Damit hiess das oberste Schweizer Gericht zwei Rekurse gut, die von Swissmedic und vom Apothekenverband Pharmasuisse eingereicht worden waren.
Die
Versandapotheke Zur Rose AG verstosse beim Handel mit rezeptfreien Medikamenten der Kategorien C und D, für die keine ärztliche Verschreibung vorliegt, gegen das Heilmittelrecht des Bundes.

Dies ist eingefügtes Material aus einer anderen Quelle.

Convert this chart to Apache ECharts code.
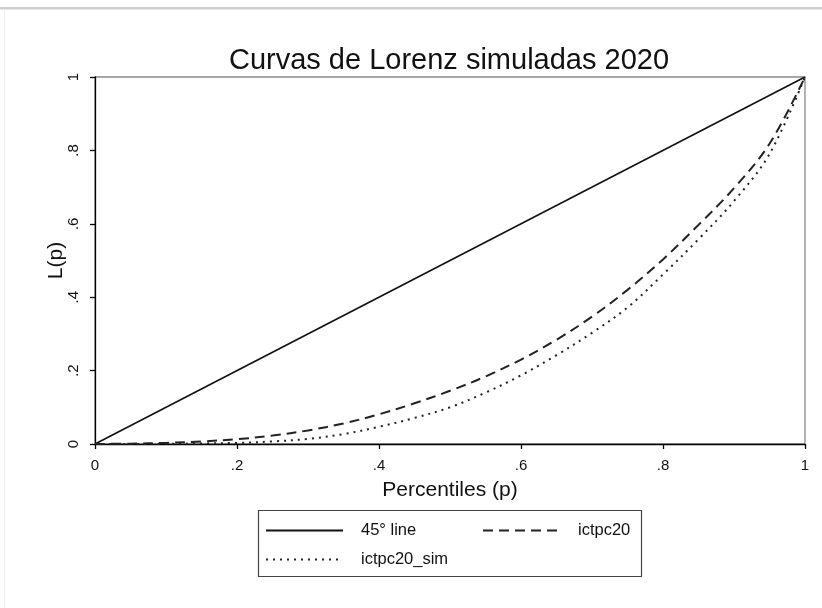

Die Thurgauer sahen es noch anders
Die Bewilligung des Kantons Thurgau sah bislang vor, dass die Kunden beim Bestellvorgang einige Gesundheitsfragen beantworten; dieses Online-Formular wurde dann von Ärzten oder Apothekern geprüft, etwa auf Unverträglichkeiten und Nebenwirkungen. Erst danach versandte Apotheke Zur Rose die gewünschten Heilmittel.
Das Verwaltungsgericht des Kantons Thurgau hatte letztes Jahr die Zulässigkeit dieses Modell noch bestätigt. In seiner öffentlichen Sitzung vom Dienstag trat das Bundesgericht in Lausanne nun aber auf die Bremse – es untersagt die bisherige Praxis.
«…klarer Wortlaut der Bestimmungen»
«Mit dem Vorgehen der Zur Rose AG ist die Einhaltung der heilmittelrechtlichen Bestimmungen des Bundes bezüglich Verschreibung und Abgabe von Medikamenten in der Regel nicht gewährleistet», erklären die Richter dazu. «Das Heilmittelgesetz verlangt beim Versand von rezeptfreien Medikamenten eine vorgängige ärztliche Verschreibung. Dies ergibt sich bereits aus dem klaren Wortlaut der gesetzlichen Bestimmungen.»
Eine Verschreibung durch den Arzt setze aber voraus, dass dieser den Patienten und seinen Gesundheitszustand kennt: «Nur wenn sich der Arzt und der Patient kennen und miteinander in Kontakt sind, besteht eine Möglichkeit zur notwendigen Interaktion für die Verschreibung. Ein Gesundheitsfragebogen und die blosse Möglichkeit zur Kontaktaufnahme reichen nicht aus.»
«Tief enttäuscht»
Nur einer der Richter vertrat erfolglos eine andere Meinung.
Laut der Berichterstatterin der «Neuen Zürcher Zeitung» bezeichnete er es als nicht gerechtfertigt, an Versandapotheken höhere Anforderungen zu stellen als an Passantenapotheken, welche Produkte wie Kamillosan-Spray, Dul-X und Voltaren-Salbe ohne weitere Diagnose abgeben können.
«Tief enttäuscht» äusserte sich «Zur Rose»-CEO Walter Oberhänsli gegenüber der NZZ. Die Firma sei aber in ihrer Existenz nicht gefährdet. Der Versand nichtrezeptpflichtiger Medikamente mache nur 0,3 Prozent des Umsatzes der Gruppe aus.
Der Lobby-Verdacht
In den Online-Foren dominierten am Abend die kritischen Kommentare. Sowohl auf
«Blick Online» wie auf dem
Tamedia-«Newsnet» liefen fast nur verärgerte Stellungnahmen ein. Hier witterten die am positivsten beurteilten Äusserungen (mit jeweils über 100 Empfehlungen) primär eine erfolgreiche Blockade-Arbeit der Apotheker auf Kosten der Kunden:
«Mal wieder ein Beweis dafür, dass die Apotheker ein funktionierendes Lobbying haben, das ihnen eine Art finanziellen Heimatschutz gewährt», schrieb etwa einer der Kommentatoren: «Einerseits dürfen sie immer mehr machen (etwa Impfungen), andererseits gelingt es ihnen immer wieder, jede Konkurrenz (Medikamentenabgabe durch Ärzte oder Versandapotheken) zurückzubinden, zum Teil mit haarsträubenden Begründungen.»
Und ein anderer meinte ironisch: «Natürlich gibt es einen Grund den Versand-Verkauf zu verbieten, damit die überteuerten Preise der Apotheken geschützt werden können.»